Riepilogando, il rapporto governanti-dipendenti della pubblica amministrazione si basa su un reciproco “ricatto”, poiché il primo deve coccolare il secondo per evitare ripercussioni elettorali, perciò quest’ultimo si permette il “lusso” di poter fare tutto quello che vuole.

Chi ci rimette? Ci rimettono i cittadini che pagano le (altissime) tasse per ricevere uno scarso servizio da chi lavora nella pubblica amministrazione. Infatti, il dipendente pubblico non ha alcun incentivo a lavorare bene, se in ogni caso non ha il rischio di perdere il lavoro e riceverà un lauto compenso. E ci rimette anche quel dipendente pubblico onesto che si vergogna dei suoi colleghi.

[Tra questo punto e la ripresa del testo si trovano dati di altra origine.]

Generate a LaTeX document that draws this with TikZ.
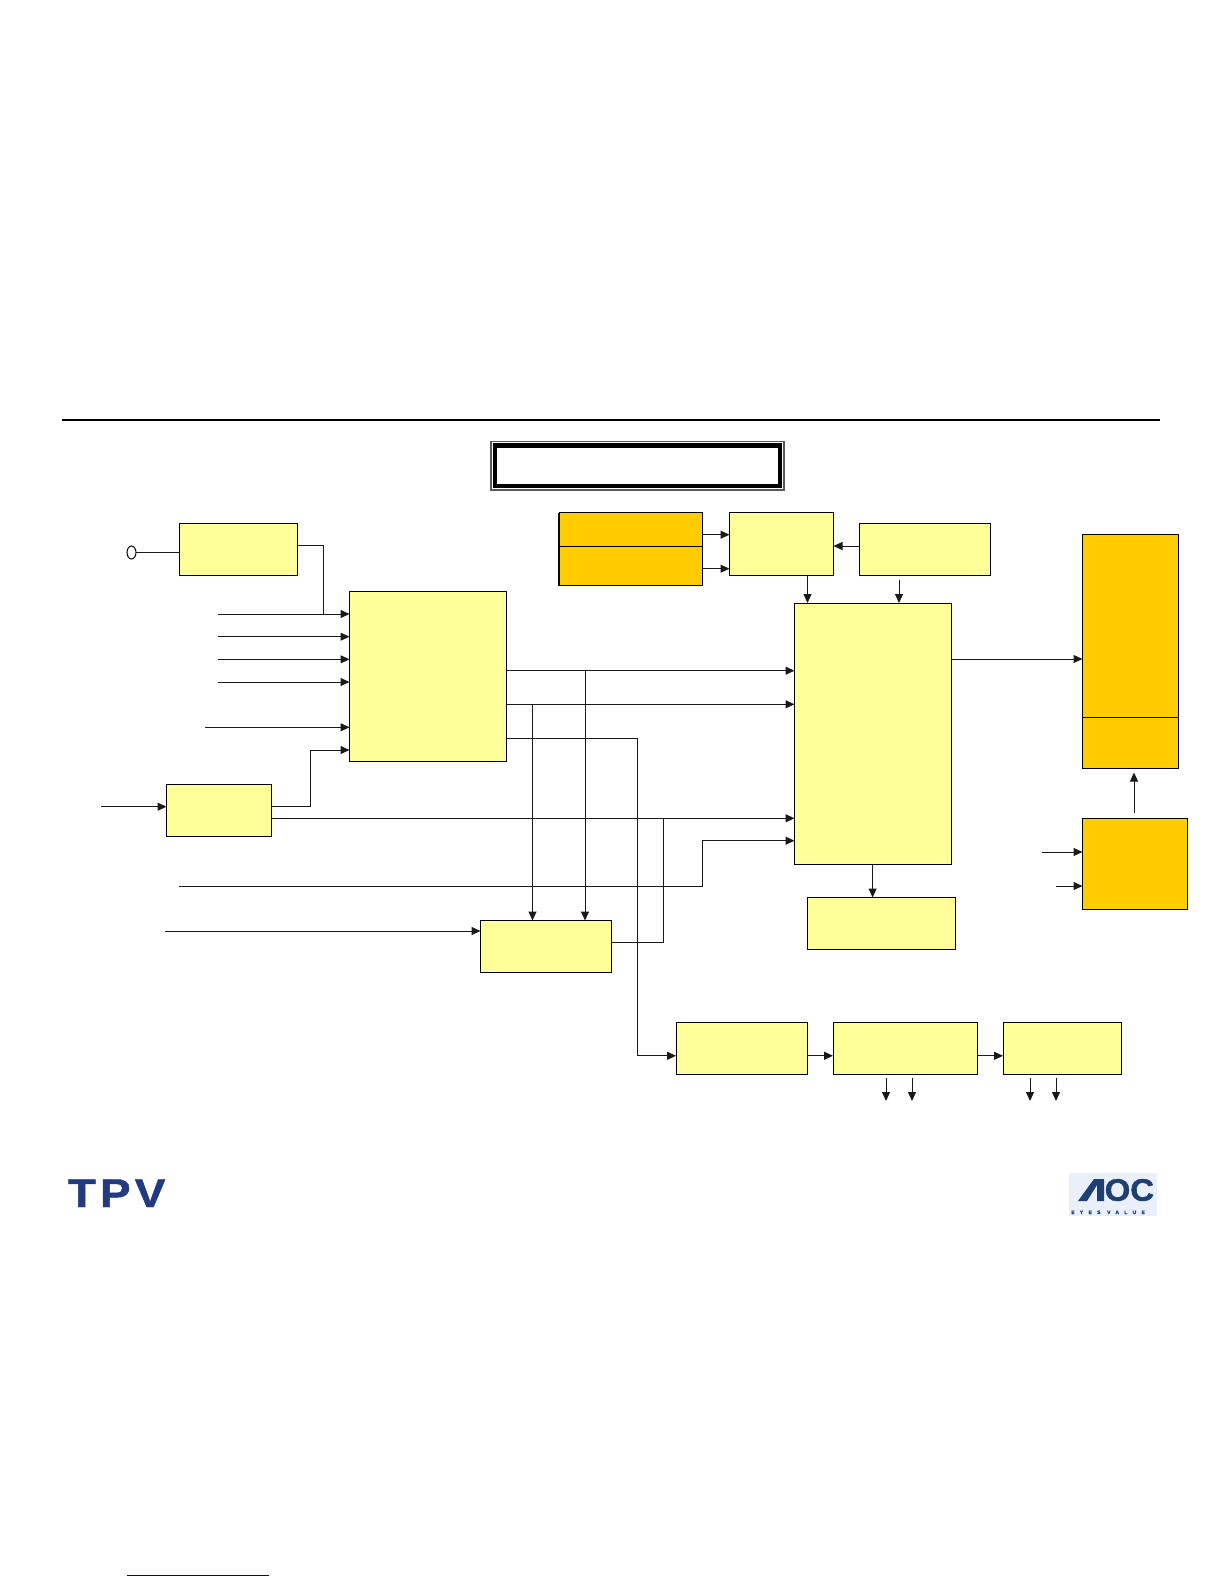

Come rimediare a questa situazione? Partendo dal presupposto che molte aziende statali dovrebbero essere vendute, bisogna riformare la figura del funzionario nella pubblica amministrazione.

La mia proposta sarebbe quella, con il servizio civile nazionale, di dare la possibilità ai neolaureati in ambiti amministrativi di poter iniziare a fare esperienza sul campo per almeno 3 anni. Licenziare le figure lavorative poco utili e, per chi viene confermato, i contratti dovranno essere a tempo determinato di 3 anni con la possibilità di rinnovo automatico, per favorire il turnover. La retribuzione del dipendente pubblico avrà una parte fissa e una parte a provvigione sulla base delle pratiche gestite. Per qualsiasi pratica avviata dal cittadino, sarà designato un funzionario responsabile che dovrà occuparsi della conclusione della pratica, in modo soddisfacente e in tempi brevi.

Questo perché ritengo che la pubblica amministrazione non debba creare problemi per il cittadino e che il dipendente pubblico debba essere a sua completa disposizione. Non sarebbe malvagio dare l’opportunità di integrare la crescita professionale dei giovani con la possibilità di lavorare a servizio dei cittadini.